Dataset content:
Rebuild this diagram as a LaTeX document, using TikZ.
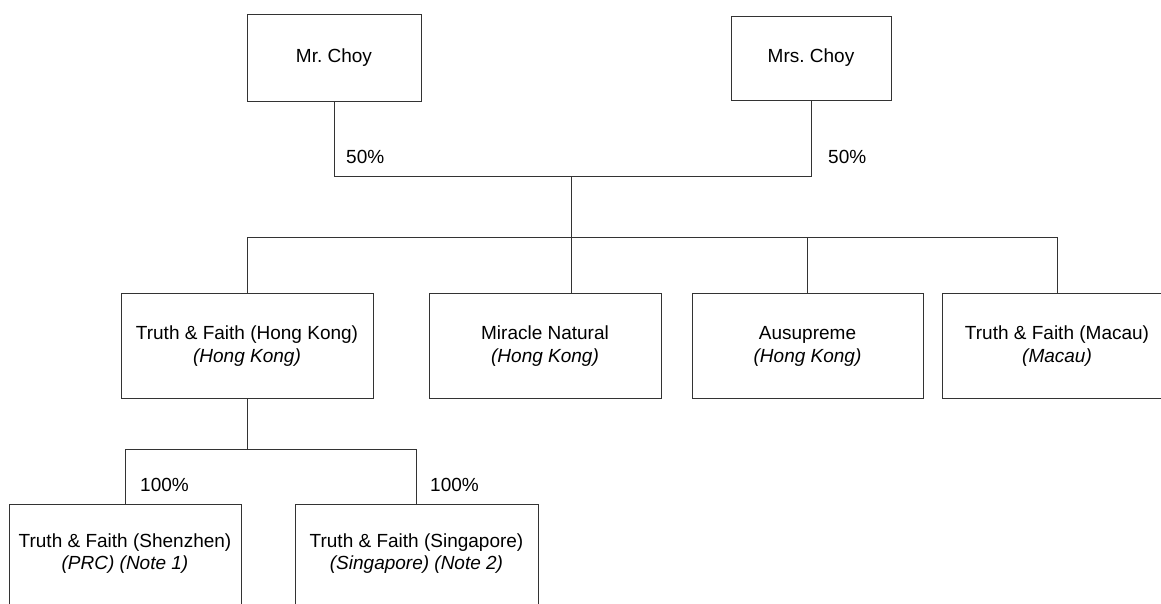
\documentclass[tikz,border=0pt]{standalone}
\usepackage{fontspec}
\setmainfont{Liberation Sans}

\begin{document}
\begin{tikzpicture}[
        x=1pt, y=-1pt,
        every node/.style={font=\fontsize{19}{22.5}\selectfont},
        owner/.style={draw=black!80, line width=0.9pt, inner sep=0pt, align=center},
        firm/.style={owner, text height=69pt, text depth=36pt},
        subfirm/.style={owner, text height=65.5pt, text depth=110pt},
        link/.style={draw=black!80, line width=0.9pt},
        share/.style={inner sep=0pt, anchor=base west}
        ]
        \path[use as bounding box, fill=white] (0,0) rectangle (1161,603);
        \clip (0,0) rectangle (1161,603);

        \node [owner, minimum width=174pt, minimum height=87pt] (mrchoy) at (334,57.5) {Mr.\ Choy};
        \node [owner, minimum width=160pt, minimum height=84pt] (mrschoy) at (811,58) {Mrs.\ Choy};

        \node [firm, minimum width=252pt, anchor=north] (tfhk) at (247,293) {Truth \& Faith (Hong Kong)\\ \textit{(Hong Kong)}};
        \node [firm, minimum width=232pt, anchor=north] (miracle) at (545,293) {Miracle Natural\\ \textit{(Hong Kong)}};
        \node [firm, minimum width=231pt, anchor=north] (ausupreme) at (807.5,293) {Ausupreme\\ \textit{(Hong Kong)}};
        \node [firm, minimum width=230pt, anchor=north] (tfmacau) at (1057,293) {Truth \& Faith (Macau)\\ \textit{(Macau)}};

        \node [subfirm, minimum width=232pt, anchor=north] (tfsz) at (125,504) {Truth \& Faith (Shenzhen)\\ \textit{(PRC) (Note 1)}};
        \node [subfirm, minimum width=243pt, anchor=north] (tfsg) at (416.5,504) {Truth \& Faith (Singapore)\\ \textit{(Singapore) (Note 2)}};

        % junction points of the shareholding lines
        \coordinate (join) at (571,176);
        \coordinate (hub) at (571,237);
        \coordinate (sub) at (247,449);

        \draw[link] (mrchoy.south) |- (mrschoy.south |- join) -- (mrschoy.south);
        \draw[link] (join) -- (join |- miracle.north);
        \draw[link] (tfhk.north) |- (tfmacau.north |- hub) -- (tfmacau.north);
        \draw[link] (ausupreme.north) -- (ausupreme.north |- hub);

        \draw[link] (tfhk.south) -- (sub);
        \draw[link] (tfsz.north) |- (tfsg.north |- sub) -- (tfsg.north);

        \node [share] (pmr) at (346,163) {50\%};
        \node [share] (pmrs) at (828,163) {50\%};
        \node [share] (psz) at (140,491) {100\%};
        \node [share] (psg) at (430,491) {100\%};
    \end{tikzpicture}
\end{document}
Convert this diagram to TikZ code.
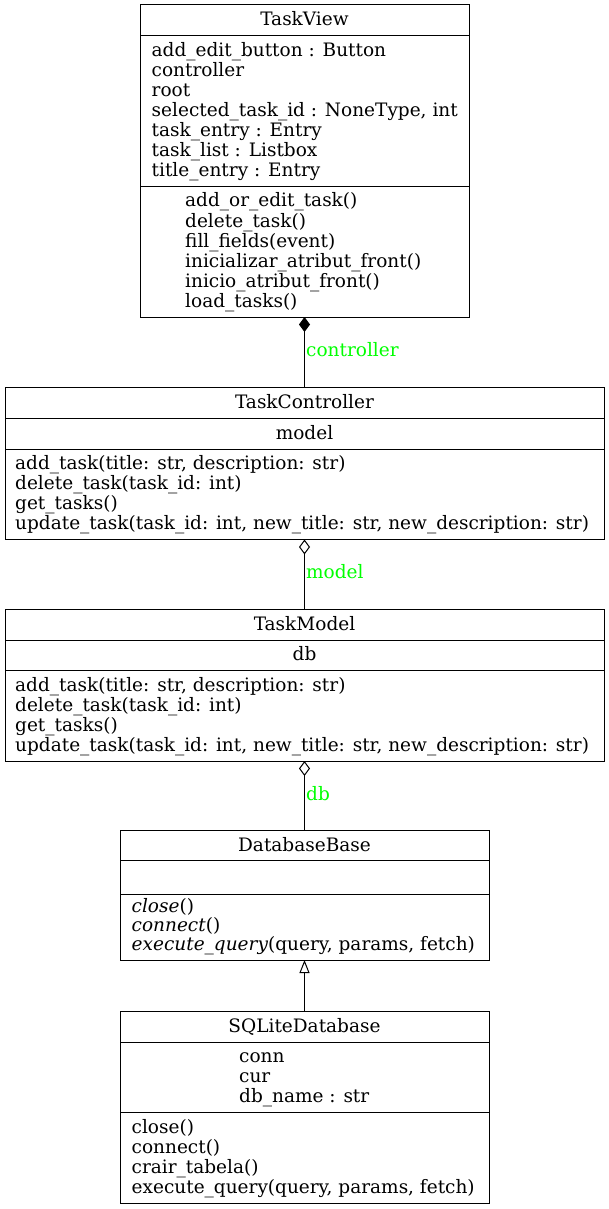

Task details: Take the listing above and restate it word for word, without its pictures.

Written solution:
Rebuild this diagram as a LaTeX document, using TikZ.
\documentclass[tikz,border=0pt]{standalone}
\usepackage{fontspec}
\setmainfont{Liberation Sans}

\begin{document}
\begin{tikzpicture}[
        x=1pt, y=-1pt,
        every node/.style={font=\fontsize{19}{22.5}\selectfont},
        owner/.style={draw=black!80, line width=0.9pt, inner sep=0pt, align=center},
        firm/.style={owner, text height=69pt, text depth=36pt},
        subfirm/.style={owner, text height=65.5pt, text depth=110pt},
        link/.style={draw=black!80, line width=0.9pt},
        share/.style={inner sep=0pt, anchor=base west}
        ]
        \path[use as bounding box, fill=white] (0,0) rectangle (1161,603);
        \clip (0,0) rectangle (1161,603);

        \node [owner, minimum width=174pt, minimum height=87pt] (mrchoy) at (334,57.5) {Mr.\ Choy};
        \node [owner, minimum width=160pt, minimum height=84pt] (mrschoy) at (811,58) {Mrs.\ Choy};

        \node [firm, minimum width=252pt, anchor=north] (tfhk) at (247,293) {Truth \& Faith (Hong Kong)\\ \textit{(Hong Kong)}};
        \node [firm, minimum width=232pt, anchor=north] (miracle) at (545,293) {Miracle Natural\\ \textit{(Hong Kong)}};
        \node [firm, minimum width=231pt, anchor=north] (ausupreme) at (807.5,293) {Ausupreme\\ \textit{(Hong Kong)}};
        \node [firm, minimum width=230pt, anchor=north] (tfmacau) at (1057,293) {Truth \& Faith (Macau)\\ \textit{(Macau)}};

        \node [subfirm, minimum width=232pt, anchor=north] (tfsz) at (125,504) {Truth \& Faith (Shenzhen)\\ \textit{(PRC) (Note 1)}};
        \node [subfirm, minimum width=243pt, anchor=north] (tfsg) at (416.5,504) {Truth \& Faith (Singapore)\\ \textit{(Singapore) (Note 2)}};

        % junction points of the shareholding lines
        \coordinate (join) at (571,176);
        \coordinate (hub) at (571,237);
        \coordinate (sub) at (247,449);

        \draw[link] (mrchoy.south) |- (mrschoy.south |- join) -- (mrschoy.south);
        \draw[link] (join) -- (join |- miracle.north);
        \draw[link] (tfhk.north) |- (tfmacau.north |- hub) -- (tfmacau.north);
        \draw[link] (ausupreme.north) -- (ausupreme.north |- hub);

        \draw[link] (tfhk.south) -- (sub);
        \draw[link] (tfsz.north) |- (tfsg.north |- sub) -- (tfsg.north);

        \node [share] (pmr) at (346,163) {50\%};
        \node [share] (pmrs) at (828,163) {50\%};
        \node [share] (psz) at (140,491) {100\%};
        \node [share] (psg) at (430,491) {100\%};
    \end{tikzpicture}
\end{document}
Convert this diagram to TikZ code.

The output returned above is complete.